AIM OF THE TASK:
Pictures excluded, return the lines below from the first through the line holding "975, height: 204".

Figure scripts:
──────────────────────────────

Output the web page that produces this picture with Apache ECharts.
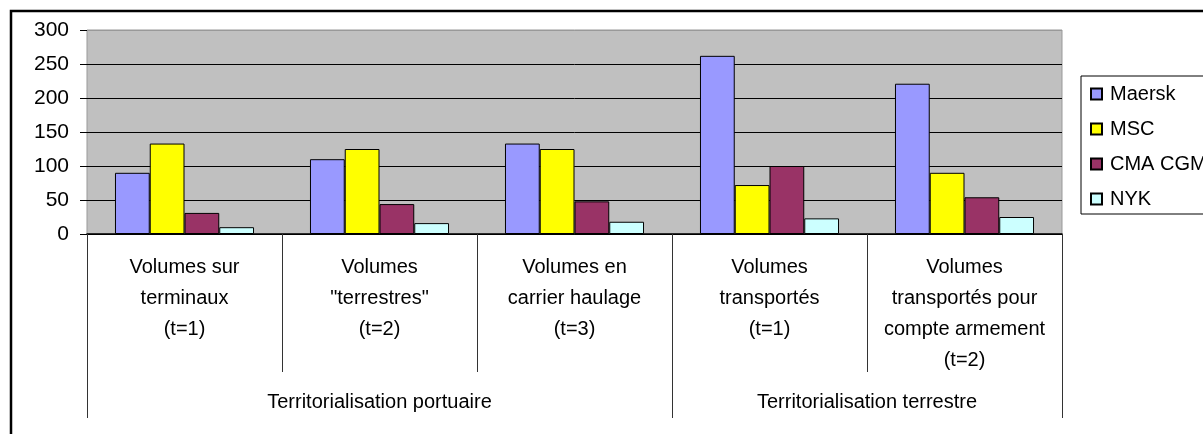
<!DOCTYPE html>
<html>
<head>
<meta charset="utf-8">
<script src="https://cdn.jsdelivr.net/npm/echarts@6/dist/echarts.min.js"></script>
<style>
  html, body { margin: 0; padding: 0; background: #fff; }
  #chart { width: 1203px; height: 434px; }
</style>
</head>
<body>
<div id="chart"></div>
<script>
// categories (first level) and their groups (second level)
var categories = [
  "Volumes sur\nterminaux\n(t=1)",
  "Volumes\n\"terrestres\"\n(t=2)",
  "Volumes en\ncarrier haulage\n(t=3)",
  "Volumes\ntransportés\n(t=1)",
  "Volumes\ntransportés pour\ncompte armement\n(t=2)"
];
var groupNames = ["Territorialisation portuaire", "Territorialisation terrestre"];
var groupSpans = [3, 2];

var seriesNames = ["Maersk", "MSC", "CMA CGM", "NYK"];
var maersk = [90, 110, 133, 262, 221];
var msc = [133, 125, 125, 72, 90];
var cmaCgm = [31, 44, 48, 100, 54];
var nyk = [10, 16, 18, 23, 25];

var yTicks = [0, 50, 100, 150, 200, 250, 300];

var colors = ["#9999FF", "#FFFF00", "#993366", "#CCFFFF"];
var font = "'Liberation Sans', Arial, sans-serif";

// group boundaries and centres on a 0..n scale
var bounds = [0], centers = [];
groupSpans.forEach(function (s, i) {
  centers.push(bounds[i] + s / 2);
  bounds.push(bounds[i] + s);
});
// boundaries between first-level categories
var catBounds = categories.map(function (c, i) { return i; }).concat([categories.length]);

var chart = echarts.init(document.getElementById("chart"), null, { renderer: "canvas" });

var values = [maersk, msc, cmaCgm, nyk];
var series = seriesNames.map(function (name, i) {
  return {
    name: name,
    type: "bar",
    data: values[i],
    barGap: "0%",
    barCategoryGap: "28.7%",
    itemStyle: { color: colors[i], borderColor: "#000", borderWidth: 1 }
  };
});

var gridBox = { left: 87, top: 30, width: 975, height: 204 };

chart.setOption({
  animation: false,
  graphic: [
    {
      type: "rect",
      shape: { x: 11, y: 11, width: 1400, height: 600 },
      style: { fill: null, stroke: "#000", lineWidth: 2.5 },
      z: 100
    }
  ],
  legend: {
    orient: "vertical",
    left: 1081,
    top: 76,
    padding: [7, 40, 4, 9],
    borderColor: "#000",
    borderWidth: 1,
    itemWidth: 11,
    itemHeight: 11,
    itemGap: 13,
    icon: "rect",
    textStyle: { fontFamily: font, fontSize: 20, color: "#000", lineHeight: 22, padding: [0, 0, 0, 3] },
    data: seriesNames
  },
  grid: [
    Object.assign({ show: true, backgroundColor: "#C0C0C0", borderColor: "#999", borderWidth: 1 }, gridBox),
    Object.assign({ show: false }, gridBox)
  ],
  xAxis: [
    {
      type: "category",
      gridIndex: 0,
      data: categories,
      axisLine: { lineStyle: { color: "#000", width: 1.5 } },
      axisTick: { show: false },
      axisLabel: {
        interval: 0,
        margin: 18,
        fontFamily: font,
        fontSize: 20,
        lineHeight: 31,
        color: "#000",
        align: "center"
      }
    },
    {
      // second level: group labels, plus the separator lines of both levels
      type: "value",
      gridIndex: 1,
      min: 0,
      max: categories.length,
      axisLine: { show: false },
      splitLine: { show: false },
      axisTick: { customValues: bounds, length: 184, lineStyle: { color: "#333" } },
      axisLabel: {
        customValues: centers,
        margin: 158,
        fontFamily: font,
        fontSize: 20,
        color: "#000",
        formatter: function (v) {
          var i = centers.indexOf(v);
          return i >= 0 ? groupNames[i] : "";
        }
      }
    },
    {
      type: "value",
      gridIndex: 1,
      min: 0,
      max: categories.length,
      position: "top",
      offset: -204,
      axisLine: { show: false },
      splitLine: { show: false },
      axisLabel: { show: false },
      axisTick: { show: true, inside: true, customValues: catBounds, length: 138, lineStyle: { color: "#333" } }
    }
  ],
  yAxis: [
    {
      type: "value",
      gridIndex: 0,
      min: yTicks[0],
      max: yTicks[yTicks.length - 1],
      interval: yTicks[1] - yTicks[0],
      axisLine: { show: false },
      axisTick: { show: true, length: 7, lineStyle: { color: "#000" } },
      axisLabel: { margin: 18, fontFamily: font, fontSize: 21, color: "#000" },
      splitLine: {
        lineStyle: { color: ["#000", "#000", "#000", "#000", "#000", "#000", "#999"], width: 1 }
      }
    },
    { type: "value", gridIndex: 1, show: false }
  ],
  series: series
});
</script>
</body>
</html>
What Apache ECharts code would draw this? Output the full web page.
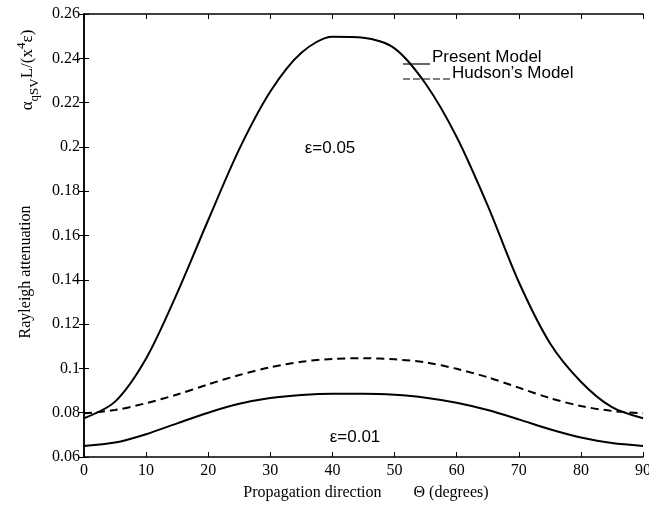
<!DOCTYPE html>
<html><head><meta charset="utf-8">
<script src="https://cdn.jsdelivr.net/npm/echarts@6/dist/echarts.min.js"></script>
<style>html,body{margin:0;padding:0;background:#fff;overflow:hidden}#c{width:649px;height:512px}</style>
</head><body><div id="c"></div>
<script>
var angles = [0,5,10,15,20,25,30,35,40,45,50,55,60,65,70,75,80,85,90];
var present005 = [0.0775,0.0850,0.1045,0.1340,0.1670,0.1990,0.2250,0.2425,0.2497,0.2493,0.2445,0.2285,0.2045,0.1735,0.1390,0.1115,0.0940,0.0825,0.0775];
var hudson005 = [0.0797,0.0812,0.0843,0.0882,0.0928,0.0970,0.1005,0.1030,0.1043,0.1046,0.1041,0.1027,0.0998,0.0960,0.0913,0.0866,0.0830,0.0808,0.0797];
var present001 = [0.0650,0.0665,0.0703,0.0752,0.0800,0.0840,0.0866,0.0880,0.0886,0.0886,0.0881,0.0868,0.0845,0.0812,0.0770,0.0725,0.0688,0.0663,0.0650];
var xTicks = [0,10,20,30,40,50,60,70,80,90];
var yTicks = [0.06,0.08,0.1,0.12,0.14,0.16,0.18,0.2,0.22,0.24,0.26];

function pairs(ys){ return angles.map(function(a,i){ return [a, ys[i]]; }); }
var serif = '"Liberation Serif","Times New Roman",serif';
var sans = '"Liberation Sans",Arial,sans-serif';
var chart = echarts.init(document.getElementById('c'), null, {renderer:'canvas', width:649, height:512});
var axLine = {show:true, lineStyle:{color:'#000', width:1.5}};
var tick = {show:true, inside:true, length:5, lineStyle:{color:'#000', width:1}};
chart.setOption({
  animation:false,
  backgroundColor:'#fff',
  grid:{left:84, right:6, top:14, bottom:55, containLabel:false, outerBoundsMode:'none'},
  xAxis:[
    {type:'value', min:0, max:90, interval:10, position:'bottom',
     axisLine:axLine, axisTick:tick, splitLine:{show:false},
     axisLabel:{color:'#000', fontFamily:serif, fontSize:16, margin:6}},
    {type:'value', min:0, max:90, interval:10, position:'top',
     axisLine:axLine, axisTick:tick, splitLine:{show:false}, axisLabel:{show:false}}
  ],
  yAxis:[
    {type:'value', min:0.06, max:0.26, interval:0.02, position:'left',
     axisLine:axLine, axisTick:tick, splitLine:{show:false},
     axisLabel:{color:'#000', fontFamily:serif, fontSize:16, margin:4,
       formatter:function(v){ return String(Math.round(v*100)/100); }}},
    {type:'value', min:0.06, max:0.26, interval:0.02, position:'right',
     axisLine:axLine, axisTick:tick, splitLine:{show:false}, axisLabel:{show:false}}
  ],
  series:[
    {type:'line', name:'Present Model', data:pairs(present005), smooth:0.3, showSymbol:false,
     lineStyle:{color:'#000', width:2}},
    {type:'line', name:"Hudson's Model", data:pairs(hudson005), smooth:0.3, showSymbol:false,
     lineStyle:{color:'#000', width:2, type:[8,5]}},
    {type:'line', name:'Present Model 0.01', data:pairs(present001), smooth:0.3, showSymbol:false,
     lineStyle:{color:'#000', width:2}}
  ],
  graphic:[
    {type:'line', shape:{x1:403,y1:64,x2:430,y2:64}, style:{stroke:'#000', lineWidth:1.2}},
    {type:'text', left:432, top:49, style:{text:'Present Model', font:'17px '+sans, fill:'#000'}},
    {type:'line', shape:{x1:403,y1:79,x2:452,y2:79}, style:{stroke:'#000', lineWidth:1.2, lineDash:[7,3]}},
    {type:'text', left:452, top:65, style:{text:"Hudson\u2019s Model", font:'17px '+sans, fill:'#000'}},
    {type:'text', x:330, y:148, style:{text:'\u03b5=0.05', font:'17px '+sans, fill:'#000', align:'center', verticalAlign:'middle'}},
    {type:'text', x:355, y:437, style:{text:'\u03b5=0.01', font:'17px '+sans, fill:'#000', align:'center', verticalAlign:'middle'}},
    {type:'text', x:366, y:493, style:{text:'Propagation direction        \u0398 (degrees)', font:'16px '+serif, fill:'#000', align:'center', verticalAlign:'middle'}},
    {type:'text', x:26, y:272, rotation:Math.PI/2, style:{text:'Rayleigh attenuation', font:'16px '+serif, fill:'#000', align:'center', verticalAlign:'middle'}},
    {type:'text', x:28, y:70, rotation:Math.PI/2,
     style:{text:'{a|\u03b1}{s|qSV}{a|L/(x}{p|4}{a|\u03b5)}', align:'center', verticalAlign:'middle',
       rich:{
         a:{fontFamily:serif, fontSize:17, fill:'#000', color:'#000', lineHeight:26, verticalAlign:'middle'},
         s:{fontFamily:serif, fontSize:13, fill:'#000', color:'#000', lineHeight:26, verticalAlign:'bottom'},
         p:{fontFamily:serif, fontSize:13, fill:'#000', color:'#000', lineHeight:26, verticalAlign:'top'}
       }}}
  ]
});
</script></body></html>
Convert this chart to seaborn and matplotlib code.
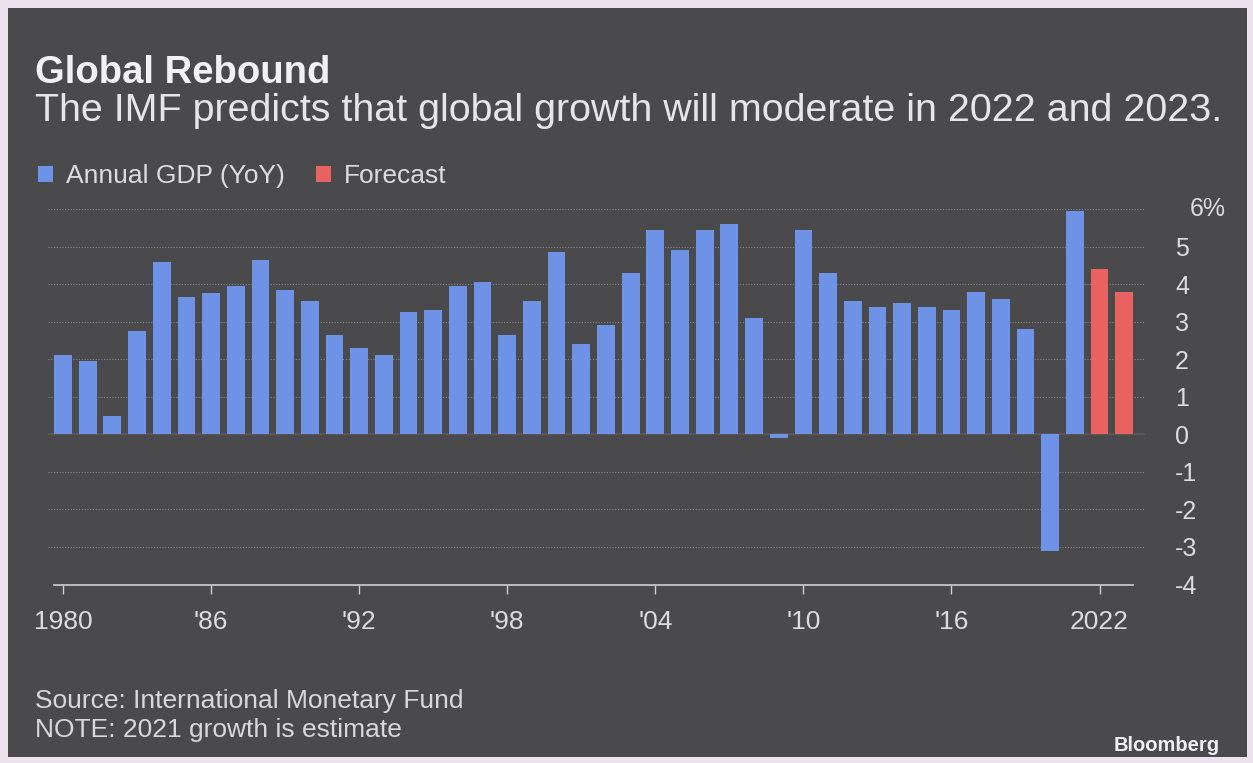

──────────────────────────────

REPLY TO THE EXERCISE:
Output the web page that produces this picture with Apache ECharts.
<!DOCTYPE html>
<html>
<head>
<meta charset="utf-8">
<script src="https://cdn.jsdelivr.net/npm/echarts@6/dist/echarts.min.js"></script>
<style>
  html, body { margin: 0; padding: 0; background: #fff; }
  #chart { width: 1203px; height: 434px; }
</style>
</head>
<body>
<div id="chart"></div>
<script>
// categories (first level) and their groups (second level)
var categories = [
  "Volumes sur\nterminaux\n(t=1)",
  "Volumes\n\"terrestres\"\n(t=2)",
  "Volumes en\ncarrier haulage\n(t=3)",
  "Volumes\ntransportés\n(t=1)",
  "Volumes\ntransportés pour\ncompte armement\n(t=2)"
];
var groupNames = ["Territorialisation portuaire", "Territorialisation terrestre"];
var groupSpans = [3, 2];

var seriesNames = ["Maersk", "MSC", "CMA CGM", "NYK"];
var maersk = [90, 110, 133, 262, 221];
var msc = [133, 125, 125, 72, 90];
var cmaCgm = [31, 44, 48, 100, 54];
var nyk = [10, 16, 18, 23, 25];

var yTicks = [0, 50, 100, 150, 200, 250, 300];

var colors = ["#9999FF", "#FFFF00", "#993366", "#CCFFFF"];
var font = "'Liberation Sans', Arial, sans-serif";

// group boundaries and centres on a 0..n scale
var bounds = [0], centers = [];
groupSpans.forEach(function (s, i) {
  centers.push(bounds[i] + s / 2);
  bounds.push(bounds[i] + s);
});
// boundaries between first-level categories
var catBounds = categories.map(function (c, i) { return i; }).concat([categories.length]);

var chart = echarts.init(document.getElementById("chart"), null, { renderer: "canvas" });

var values = [maersk, msc, cmaCgm, nyk];
var series = seriesNames.map(function (name, i) {
  return {
    name: name,
    type: "bar",
    data: values[i],
    barGap: "0%",
    barCategoryGap: "28.7%",
    itemStyle: { color: colors[i], borderColor: "#000", borderWidth: 1 }
  };
});

var gridBox = { left: 87, top: 30, width: 975, height: 204 };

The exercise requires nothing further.